# Jacksonville to Tallahassee?



## danasgoodstuff (Dec 3, 2021)

What would be the best way to get from Jacksonville to Tallahassee if I get off one of the Silvers in the former? Might also be starting from Orlando. Bus? Or just rent a car?


----------



## pennyk (Dec 3, 2021)

I am interested also. I live in Orlando and have relatives in Tallahassee. I do not drive long distances and do not fly. My relatives told me about a bus company Red Coach that is fairly comfortable. RedCoach: Luxury You Can Afford

I am not sure I am ready to get on a bus just yet, but am comfortable on a train. I do not think the bus travels from Jacksonville.


----------



## jis (Dec 3, 2021)

danasgoodstuff said:


> What would be the best way to get from Jacksonville to Tallahassee if I get off one of the Silvers in the former? Might also be starting from Orlando. Bus? Or just rent a car?


You can get a Megabus from Orlando to Tallahassee AFAIR. There is also a bit more expensive Red Coach. I am not aware of any bus service from JAX to Tallahassee.


----------



## danasgoodstuff (Dec 3, 2021)

Thanks, does anyone know if there are car rental places near the Orlando and Jacksonville Amtrak depots.


----------



## pennyk (Dec 3, 2021)

danasgoodstuff said:


> Thanks, does anyone know if there are car rental places near the Orlando and Jacksonville Amtrak depots.


There is nothing very close to the Orlando station, but if you do not mind walking a couple of miles, there is an Enterprise on Colonial Drive. I believe they will pick you up at the Amtrak Station (weekdays only, I think).


----------



## joelkfla (Dec 3, 2021)

Yes, most off-airport locations will pick up within a few miles, but they are usually open only business hours M-F. There is a Hertz office in downtown Orlando that says they will pick up at locations within a 15-minute drive. Google says they're 8 minutes from the station.


----------



## jiml (Dec 4, 2021)

joelkfla said:


> Yes, most off-airport locations will pick up within a few miles, but they are usually open only business hours M-F. There is a Hertz office in downtown Orlando that says they will pick up at locations within a 15-minute drive. Google says they're 8 minutes from the station.

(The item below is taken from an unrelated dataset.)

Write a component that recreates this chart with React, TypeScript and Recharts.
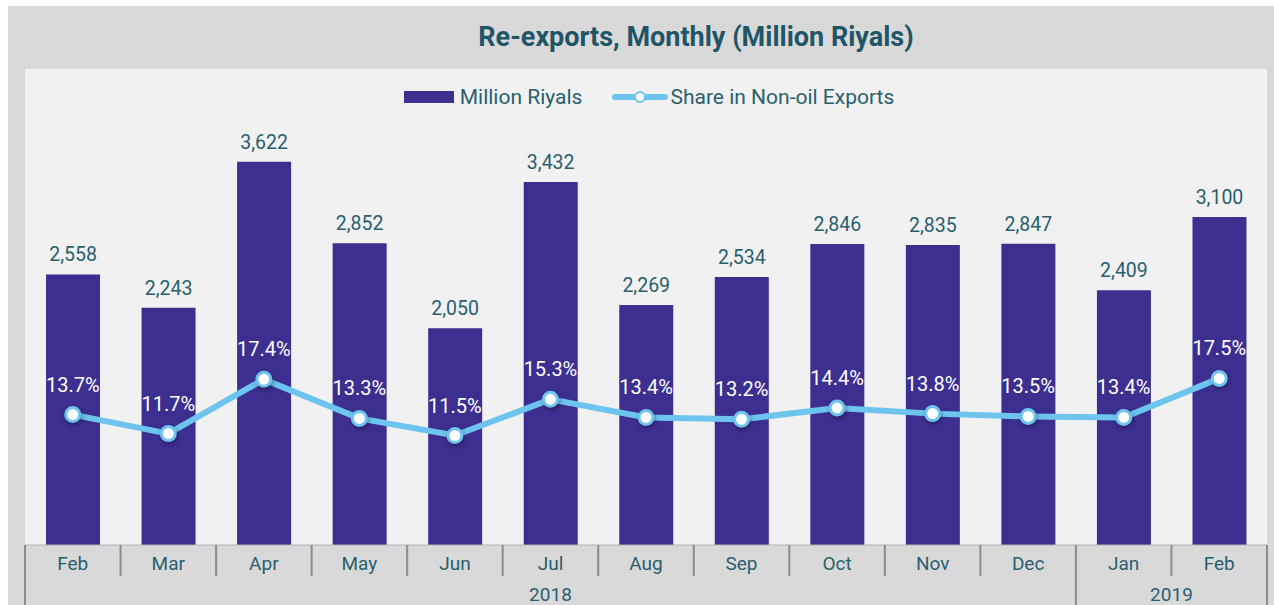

I can attest to that Hertz location definitely serving the Amtrak station several years ago. You're also correct about the hours being an issue, since the drop-off at the station would have to be before their early closing - around 5 pm IIRC. This would leave a long wait for the northbound train (Star?) which was scheduled to arrive around 8 pm and was usually much later. With the upheaval in the car rental industry lately I'd certainly want to check its status.


----------



## joelkfla (Dec 4, 2021)

jiml said:


> I can attest to that Hertz location definitely serving the Amtrak station several years ago. You're also correct about the hours being an issue, since the drop-off at the station would have to be before their early closing - around 5 pm IIRC. This would leave a long wait for the northbound train (Star?) which was scheduled to arrive around 8 pm and was usually much later. With the upheaval in the car rental industry lately I'd certainly want to check its status.


Departure is scheduled for 7:32.

In that situation, one could drop off the car and spend an hour hanging out in Orlando. There's not a whole lot to do, but there are some bars and restaurants in the area. Or if it's light out, walk over to Lake Eola.

Then take a 3-minite ride on the 6:21 southbound Sunrail commuter train. But that still gets you to station over an hour early, so another option is to stay downtown a little longer & take Uber/Lyft.

Or even walk it; it's just over a mile according to Google. Not the prettiest walk, but there are sidewalks all the way.


----------